In its grievance, Beijing has asserted that India’s measures are based on the preference for domestic goods over imported ones, thus discriminating against products from China.

These measures seem to contradict India’s commitments under the SCM (Subsidies and Countervailing Measures) Agreement, the GATT (General Agreement on Tariffs and Trade) 1994, and the TRIMs (Trade-Related Investment Measures) Agreement.

China’s complaint references three initiatives: Production Linked Incentive, National Programme on Advanced Chemistry Cell (ACC) Battery Storage, and the Scheme to Promote Manufacturing of Electric Passenger Cars in India.

Both India and China are members of the World Trade Organisation (WTO). If a member country believes that a support mechanism under another member’s policy or scheme is adversely impacting its exports of specific goods, it can lodge a complaint under the WTO’s dispute resolution framework.

China ranks as India’s second-largest trading partner.

In the previous fiscal year, India’s exports to China plummeted by 14.5 percent to USD 14.25 billion, down from USD 16.66 billion in 2023-24. Conversely, imports surged by 11.52 percent in 2024-25 to USD 113.45 billion, compared to USD 101.73 billion in 2023-24.

India’s trade deficit with China has expanded to USD 99.2 billion during 2024-25.

China’s complaint regarding India’s reported EV subsidies comes as Beijing aims to enhance the export of its electric vehicles to India. Given the scale of India’s automotive market, Chinese EV manufacturers view it as a critical opportunity for growing sales.

Recent reports indicate that, facing overproduction in the EV sector and declining domestic sales amid price competition, Chinese hybrid vehicle manufacturers like BYD are seeking international markets, particularly within the EU and Asia.

Data from the China Passenger Car Association (CPCA) reveals that around 50 Chinese EV manufacturers exported a total of 2.01 million pure electric and plug-in hybrid vehicles in the first eight months of the year, marking a 51 percent increase compared to the same period last year.

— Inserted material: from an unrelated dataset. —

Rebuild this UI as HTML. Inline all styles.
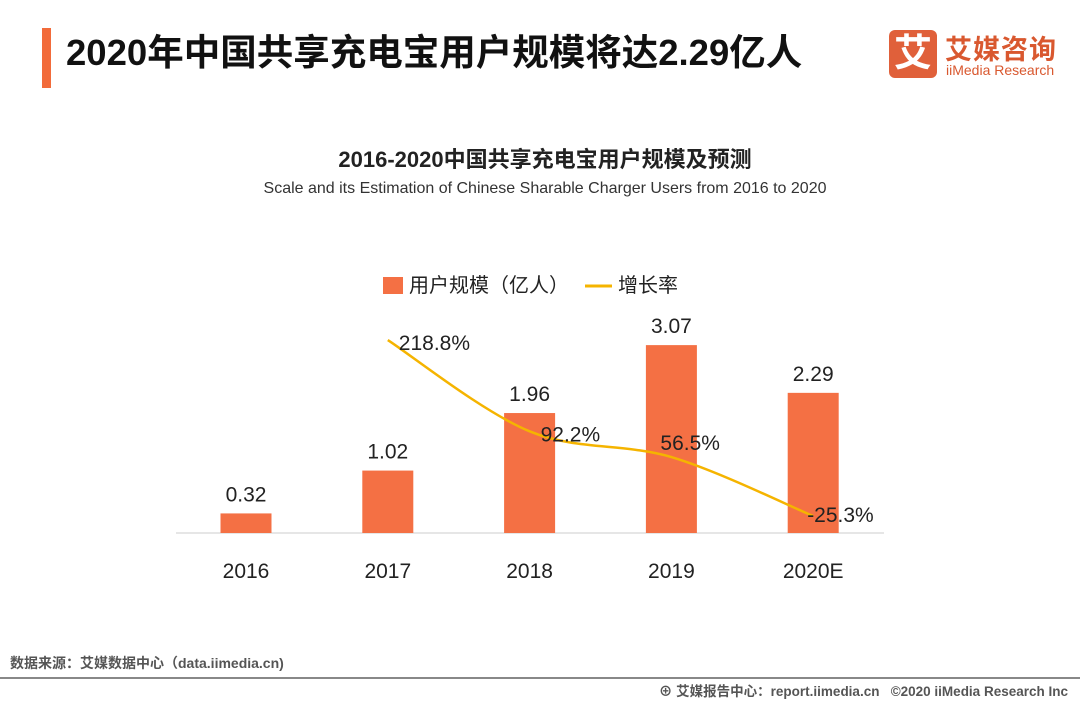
<!DOCTYPE html>
<html><head><meta charset="utf-8">
<style>
body{margin:0;width:1080px;height:702px;background:#fff;overflow:hidden;position:relative;font-family:"Liberation Sans","Noto Sans CJK SC",sans-serif;}
.abs{position:absolute;}
</style></head><body>
<div class="abs" style="left:42px;top:28px;width:9px;height:60px;background:#f26b3a"></div>
<div class="abs" style="left:66px;top:29px;font-size:36.5px;font-weight:bold;color:#111;line-height:48px;white-space:nowrap">2020年中国共享充电宝用户规模将达2.29亿人</div>
<div class="abs" style="left:889px;top:30px;width:170px;height:50px">
  <div style="position:absolute;left:0;top:0;width:48px;height:48px;background:#e0603a;border-radius:6px;color:#fff;font-size:38px;font-weight:bold;text-align:center;line-height:48px">艾</div>
  <div style="position:absolute;left:56px;top:-2px;font-size:27px;font-weight:bold;color:#d9582f;letter-spacing:1px">艾媒咨询</div>
  <div style="position:absolute;left:57px;top:32px;font-size:14px;color:#d9582f">iiMedia Research</div>
</div>
<div class="abs" style="left:0;width:1090px;top:142px;text-align:center;font-size:22px;font-weight:bold;color:#222;white-space:nowrap">2016-2020中国共享充电宝用户规模及预测</div>
<div class="abs" style="left:0;width:1090px;top:180px;text-align:center;font-size:16px;color:#333;white-space:nowrap">Scale and its Estimation of Chinese Sharable Charger Users from 2016 to 2020</div>
<svg class="abs" style="left:0;top:0" width="1080" height="702" id="chart">
  <rect x="383" y="277" width="20" height="17" fill="#f47044"/>
  <text x="409" y="292" font-size="20" fill="#222">用户规模（亿人）</text>
  <line x1="585" y1="286" x2="612" y2="286" stroke="#f5b400" stroke-width="3"/>
  <text x="618" y="292" font-size="20" fill="#222">增长率</text>
  <line x1="176" y1="533" x2="884" y2="533" stroke="#ccc" stroke-width="1"/>
</svg>
<div class="abs" style="left:10px;top:653px;font-size:14px;font-weight:bold;color:#555">数据来源：艾媒数据中心（data.iimedia.cn)</div>
<div class="abs" style="left:0;top:677px;width:1080px;height:2px;background:#888"></div>
<div class="abs" style="right:12px;top:680px;font-size:13.5px;font-weight:bold;color:#555">⊕ 艾媒报告中心：report.iimedia.cn &nbsp; ©2020 iiMedia Research Inc</div>
<script>
const categories=["2016","2017","2018","2019","2020E"];
const users=[0.32,1.02,1.96,3.07,2.29];
const growth=[null,218.8,92.2,56.5,-25.3];
const svg=document.getElementById('chart');
const NS='http://www.w3.org/2000/svg';
const x0=246,dx=141.8,base=533,pxU=61.2;
const xs=i=>x0+i*dx;
const yb=v=>base-v*pxU;
const yg=g=>497.8-g*0.721;
function mk(t,a){const e=document.createElementNS(NS,t);for(const k in a)e.setAttribute(k,a[k]);svg.appendChild(e);return e;}
categories.forEach((c,i)=>{
  const r=mk('rect',{x:xs(i)-25.5,y:yb(users[i]),width:51,height:base-yb(users[i]),fill:'#f47044'});
  
  
  const t=mk('text',{x:xs(i),y:yb(users[i])-12,'font-size':21,'text-anchor':'middle',fill:'#222'});t.textContent=users[i].toFixed(2);
  
  
  const l=mk('text',{x:xs(i),y:578,'font-size':21,'text-anchor':'middle',fill:'#222'});l.textContent=c;
  
  
});
const pts=[];growth.forEach((g,i)=>{if(g!==null)pts.push([xs(i),yg(g),g,i]);});
let d='M'+pts[0][0]+','+pts[0][1];
for(let i=0;i<pts.length-1;i++){
  const p0=pts[Math.max(0,i-1)],p1=pts[i],p2=pts[i+1],p3=pts[Math.min(pts.length-1,i+2)];
  const c1=[p1[0]+(p2[0]-p0[0])/6,p1[1]+(p2[1]-p0[1])/6],c2=[p2[0]-(p3[0]-p1[0])/6,p2[1]-(p3[1]-p1[1])/6];
  d+=` C${c1[0]},${c1[1]} ${c2[0]},${c2[1]} ${p2[0]},${p2[1]}`;
}
const path=mk('path',{d:d,fill:'none',stroke:'#f5b400','stroke-width':2.5});


const lblDx=[0,11,11,-11,-6];
const lblDy=[0,10,10,-7,6];
pts.forEach(p=>{
  const i=p[3];
  const t=mk('text',{x:p[0]+lblDx[i],y:p[1]+lblDy[i],'font-size':21,fill:'#222'});t.textContent=p[2].toFixed(1)+'%';
  
  
});
</script>
</body></html>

However, these Chinese EV producers are encountering resistance abroad, as the EU has imposed a 27 percent tariff on Chinese electric vehicles to restrict their sales within the bloc.

The Indian government has implemented various measures, including the electric vehicle policy and the production-linked incentive scheme, to stimulate domestic EV manufacturing.

The government sanctioned the PLI ACC scheme under the “National Programme on Advanced Chemistry Cell (ACC) Battery Storage” in May 2021, with an allocation of Rs 18,100 crore for a production capacity of 50 GWh over five years, following a two-year gestation period.

This initiative aims to boost domestic battery production, diminishing dependence on imports and lowering the overall costs of cell manufacturing.

In September 2021, the Centre approved a PLI Scheme for Automobiles and Auto Components with a budget allocation of 25,938 crore.

The scheme intends to mitigate cost disadvantages in the industry for manufacturing and to enhance domestic production of Advanced Automotive Technology (AAT) products in India. The incentive framework is designed to motivate the industry to invest in indigenous AAT product manufacturing, leading to job creation.

In March 2024, the government approved a scheme to position India as a manufacturing hub, promoting the production of cutting-edge electric vehicles domestically. This policy is aimed at attracting investments from prominent global EV manufacturers.